Descartes on Polyhedra
- Author: Pasquale Joseph Federico
- Language: English
- Genre: Non-fiction
- Publisher: Springer-Verlag
- Publication date: 1982

= Descartes on Polyhedra =

Book by Pasquale Joseph Federico

Descartes on Polyhedra: A Study of the "De solidorum elementis" is a book in the history of mathematics, concerning the work of René Descartes on polyhedra. Central to the book is the disputed priority for Euler's polyhedral formula between Leonhard Euler, who published an explicit version of the formula, and Descartes, whose De solidorum elementis includes a result from which the formula is easily derived.

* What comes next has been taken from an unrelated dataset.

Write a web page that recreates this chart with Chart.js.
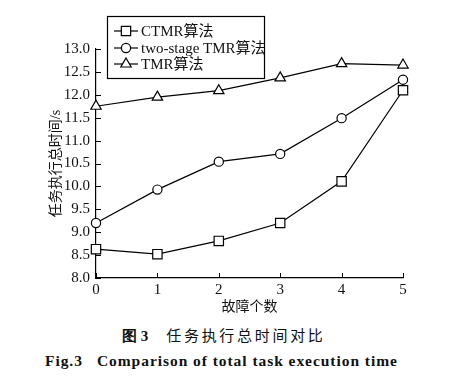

Descartes on Polyhedra was written by Pasquale Joseph Federico (1902–1982), and published posthumously by Springer-Verlag in 1982, with the assistance of Federico's widow Bianca M. Federico, as volume 4 of their book series Sources in the History of Mathematics and Physical Sciences. The Basic Library List Committee of the Mathematical Association of America has suggested its inclusion in undergraduate mathematics libraries.

==Topics==
The original Latin manuscript of De solidorum elementis was written circa 1630 by Descartes; reviewer Marjorie Senechal calls it "the first general treatment of polyhedra", Descartes' only work in this area, and unfinished, with its statements disordered and some incorrect. It turned up in Stockholm in Descartes' estate after his death in 1650, was soaked for three days in the Seine when the ship carrying it back to Paris was wrecked, and survived long enough for Gottfried Wilhelm Leibniz to copy it in 1676 before disappearing for good. Leibniz's copy, also lost, was rediscovered in Hannover around 1860. The first part of Descartes on Polyhedra relates this history, sketches the biography of Descartes, provides an eleven-page facsimile reproduction of Leibniz's copy, and gives a transcription, English translation, and commentary on this text, including explanations of some of its notation.

In De solidorum elementis, Descartes states (without proof) Descartes' theorem on total angular defect, a discrete version of the Gauss–Bonnet theorem according to which the angular defects of the vertices of a convex polyhedron (the amount by which the angles at that vertex fall short of the $2\pi$ angle surrounding any point on a flat plane) always sum to exactly $4\pi$. Descartes used this theorem to prove that the five Platonic solids are the only possible regular polyhedra. It is also possible to derive Euler's formula $V-E+F=2$ relating the numbers of vertices, edges, and faces of a convex polyhedron from Descartes' theorem, and De solidorum elementis also includes a formula more closely resembling Euler's relating the number of vertices, faces, and plane angles of a polyhedron. Since the rediscovery of Descartes' manuscript, many scholars have argued that the credit for Euler's formula should go to Descartes rather than to Leonhard Euler, who published the formula (with an incorrect proof) in 1752. The second part of Descartes on Polyhedra reviews this debate, and compares the reasoning of Descartes and Euler on these topics. Ultimately, the book concludes that Descartes probably did not discover Euler's formula, and reviewers Senechal and H. S. M. Coxeter agree, writing that Descartes did not have a concept for the edges of a polyhedron, and without that could not have formulated Euler's formula itself. Subsequently, to this work, it was discovered that Francesco Maurolico had provided a more direct and much earlier predecessor to the work of Euler, an observation in 1537 (without proof of its more general applicability) that Euler's formula itself holds true for the five Platonic solids.

The second part of Descartes' book, and the third part of Descartes on Polyhedra, connects the theory of polyhedra to number theory. It concerns figurate numbers defined by Descartes from polyhedra, generalizing the classical Greek definitions of figurate numbers such as the square numbers and triangular numbers from two-dimensional polygons. In this part Descartes uses both the Platonic solids and some of the semiregular polyhedra, but not the snub polyhedra.

==Audience and reception==
Reviewer F. A. Sherk, after noting the obvious relevance of Descartes on Polyhedra to historians of mathematics, recommends it as well to geometers and to amateur mathematicians. He writes that it provides a good introduction to some important topics in the mathematics of polyhedra, makes an interesting connection to number theory, and is easily readable without much background knowledge. Marjorie Senechal points out that, beyond the question of priority between Descartes and Euler, the book is also useful for illuminating what was known of geometry more generally at the time of Descartes. More briefly, reviewer L. Führer calls the book beautiful, readable, and lively, but expensive.